Getting this bill passed with the right reforms and seeing these implemented will materially improve the investment case for UK assets, including from pension funds like ours.

Under the existing system, the planning process is expensive, high risk and time consuming.

Often, we have seen planning decisions focus less on a matter-of-fact assessment of the merits of a proposal and more on managing local sentiment. This often leads to consents on appeal, where the planning inspectorate overturns a local planning authority’s initial refusal.

This wastes public and private resources, delays the positive economic benefits of a project’s capital expenditure and construction phase, and causes queues for other projects. The understaffing and underfunding of local authorities’ planning teams further exacerbate these delays.

We have specific experience of this – one recent example being a solar farm proposal that could have powered 14,000 homes but was turned down at planning committee stage due to a minor reduction in farmland, despite there being no lower-quality land near the substation.

The cost and delay risks associated with planning have become a financial and deployment risk, and ultimately, a deterrent for investors. It’s therefore encouraging that the bill proposes a national scheme of delegation that will introduce more consistency and certainty into the process.

Through regulations, the government will clearly set out which planning functions should be delegated to planning officers for a decision and which should instead go to a planning committee or sub-committee. While we keenly anticipate further details on precisely what this will look like, we are encouraged that this will improve on the status quo while maintaining local democratic accountability.

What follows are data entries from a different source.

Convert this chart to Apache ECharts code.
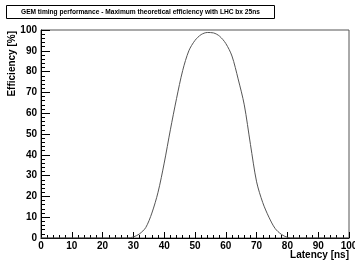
<!DOCTYPE html>
<html>
<head>
<meta charset="utf-8">
<script src="https://cdn.jsdelivr.net/npm/echarts@6/dist/echarts.min.js"></script>
<style>
html,body{margin:0;padding:0;background:#fff;}
#chart{width:355px;height:262px;}
</style>
</head>
<body>
<div id="chart"></div>
<script>
// latency [ns] and efficiency [%]
var latency = [0, 28, 30, 32, 34, 36, 38, 40, 42, 44, 46, 48, 50, 52, 54, 56, 58, 60, 62, 64, 66, 68, 70, 72, 74, 76, 78, 80, 82, 100];
var efficiency = [0, 0, 0.5, 2, 5, 12, 22, 36, 52, 67, 80.5, 90, 95, 97.8, 98.8, 98.6, 97, 93.5, 87.5, 76.5, 64, 45, 27, 17, 10, 4.6, 1.8, 0.3, 0, 0];

var titleText = 'GEM timing performance - Maximum theoretical efficiency with LHC bx 25ns';

var points = latency.map(function (x, i) { return [x, efficiency[i]]; });

var chart = echarts.init(document.getElementById('chart'));
var font = 'Liberation Sans';
var option = {
  animation: false,
  title: {
    text: titleText,
    left: 6,
    top: 5,
    padding: [3, 15, 3, 15],
    borderColor: '#000',
    borderWidth: 1,
    textStyle: {fontSize: 6.6, lineHeight: 8, fontWeight: 'bold', fontFamily: font, color: '#000'}
  },
  grid: {
    left: 41, right: 6, top: 30, bottom: 24,
    outerBoundsMode: 'none',
    show: true, borderColor: '#555', borderWidth: 1
  },
  xAxis: {
    type: 'value', min: 0, max: 100, interval: 10,
    name: 'Latency [ns]',
    nameLocation: 'end',
    nameGap: 0,
    nameMoveOverlap: false,
    nameTextStyle: {fontSize: 10, fontWeight: 'bold', fontFamily: font, color: '#000',
      align: 'right', verticalAlign: 'top', padding: [12, 0, 0, 0]},
    axisLine: {lineStyle: {color: '#000'}},
    axisTick: {inside: true, length: 6, lineStyle: {color: '#000'}},
    minorTick: {show: true, splitNumber: 5, length: 3, lineStyle: {color: '#000'}},
    splitLine: {show: false},
    axisLabel: {fontSize: 10, fontWeight: 'bold', fontFamily: font, color: '#000', margin: 3}
  },
  yAxis: {
    type: 'value', min: 0, max: 100, interval: 10,
    name: 'Efficiency [%]',
    nameLocation: 'end',
    nameGap: -1,
    nameRotate: 90,
    nameMoveOverlap: false,
    nameTextStyle: {fontSize: 10, fontWeight: 'bold', fontFamily: font, color: '#000',
      align: 'right', verticalAlign: 'bottom', padding: [0, 0, 24, 0]},
    axisLine: {lineStyle: {color: '#000'}},
    axisTick: {inside: true, length: 9, lineStyle: {color: '#000'}},
    minorTick: {show: true, splitNumber: 5, length: 4, lineStyle: {color: '#000'}},
    splitLine: {show: false},
    axisLabel: {fontSize: 10, fontWeight: 'bold', fontFamily: font, color: '#000', margin: 4}
  },
  series: [{
    type: 'line',
    data: points,
    smooth: 0.3,
    showSymbol: false,
    lineStyle: {color: '#555', width: 1}
  }]
};
chart.setOption(option);
</script>
</body>
</html>
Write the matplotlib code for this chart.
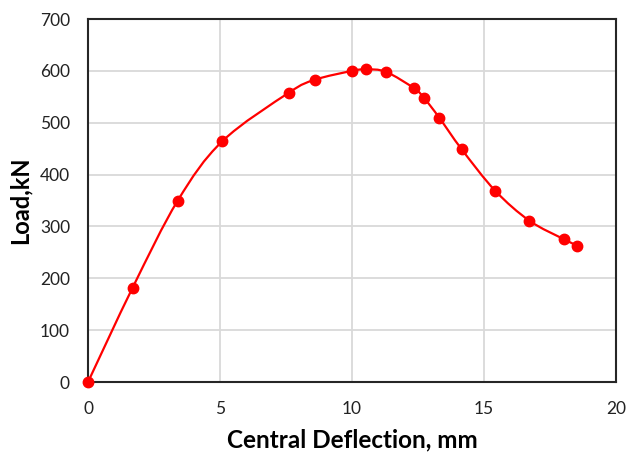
import matplotlib
matplotlib.use("Agg")
import matplotlib.pyplot as plt
from matplotlib.path import Path
from matplotlib.patches import PathPatch
import numpy as np

# Load-deflection test readings
deflection_mm = [0.0, 1.69, 3.40, 5.08, 7.61, 8.60, 10.01, 10.53, 11.29, 12.36,
                 12.74, 13.30, 14.15, 15.42, 16.72, 18.04, 18.53]
load_kN = [0, 182, 350, 464, 558, 583, 600, 603, 598, 566,
           547, 510, 449, 369, 311, 275, 263]

x_ticks = [0, 5, 10, 15, 20]
y_ticks = [0, 100, 200, 300, 400, 500, 600, 700]

plt.rcParams['font.family'] = ['Lato', 'DejaVu Sans']

fig = plt.figure(figsize=(6.27, 4.57), dpi=100)
ax = fig.add_axes([0.1404, 0.1641, 0.8421, 0.7943])

# Smoothed connecting line: cubic Bezier segments through every reading
x = np.asarray(deflection_mm, float)
y = np.asarray(load_kN, float)
n = len(x)
verts = [(x[0], y[0])]
codes = [Path.MOVETO]
for i in range(n - 1):
    x0, y0 = (x[i - 1], y[i - 1]) if i > 0 else (x[i], y[i])
    x3, y3 = (x[i + 2], y[i + 2]) if i + 2 < n else (x[i + 1], y[i + 1])
    c1 = (x[i] + (x[i + 1] - x0) / 6, y[i] + (y[i + 1] - y0) / 6)
    c2 = (x[i + 1] - (x3 - x[i]) / 6, y[i + 1] - (y3 - y[i]) / 6)
    verts += [c1, c2, (x[i + 1], y[i + 1])]
    codes += [Path.CURVE4] * 3
ax.add_patch(PathPatch(Path(verts, codes), facecolor='none',
                       edgecolor='#ff0000', lw=1.6, zorder=3))
ax.plot(deflection_mm, load_kN, linestyle='none', marker='o', ms=7.5,
        color='#ff0000', zorder=4, clip_on=False)

ax.set_xlim(0, 20)
ax.set_ylim(0, 700)
ax.set_xticks(x_ticks)
ax.set_yticks(y_ticks)
ax.grid(True, color='#d9d9d9', lw=1.3)
ax.set_axisbelow(True)
ax.tick_params(length=0, labelsize=12.5, colors='#222222')
ax.tick_params(axis='x', pad=14)
ax.tick_params(axis='y', pad=13)
for s in ax.spines.values():
    s.set_color('#262626')
    s.set_linewidth(1.5)

ax.set_xlabel('Central Deflection, mm', fontsize=17.5, fontweight='bold', labelpad=8)
ax.set_ylabel('Load,kN', fontsize=17, fontweight='bold', labelpad=6)

fig.savefig('out.png', dpi=100)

Tackling the problem of under-resourcing, the bill enables planning committees to set their own planning fees (up to the level of cost recovery for a planning application). We are, of course, cautiously optimistic that this will allow commit- tees to hire more staff and process their caseload more efficiently.

However, we would caution local authorities against pushing materially more cost onto applicants, as this would only slow applications and economic growth further. Elsewhere, the bill introduces an important new duty for statutory consultees and local authorities to consider guidance from the secretary of state on engaging with nationally significant infrastructure projects (NSIPs).

Currently, some consultees act as barriers to projects because they do not have an incentive to align with the government’s growth agenda. This new duty should promote alignment with national priorities.

As the bill works its way through parliament, there are other areas we recommend for consideration. For example, the bill rightly streamlines the appeal process for NSIPs by reducing the number of opportunities for legal challenge.

This is an important step but potentially overlooks the benefits of broader reforms to the appeal system, looking beyond purely NSIPs. A well-funded and expedient appeal system would enable major growth projects to advance faster, give investors certainty, and keep planning authorities honest, by discouraging them from rejecting applications that are likely to be approved quickly by the inspectorate.

For us, as for other investors, the barriers we have faced when investing in the UK have been deeply frustrating.

We therefore welcome the government’s ambition to knock them down and allow us to get on with building the essential infrastructure the country needs to grow the economy – while, at the same time, improving the lives and livelihoods of scheme members and UK residents.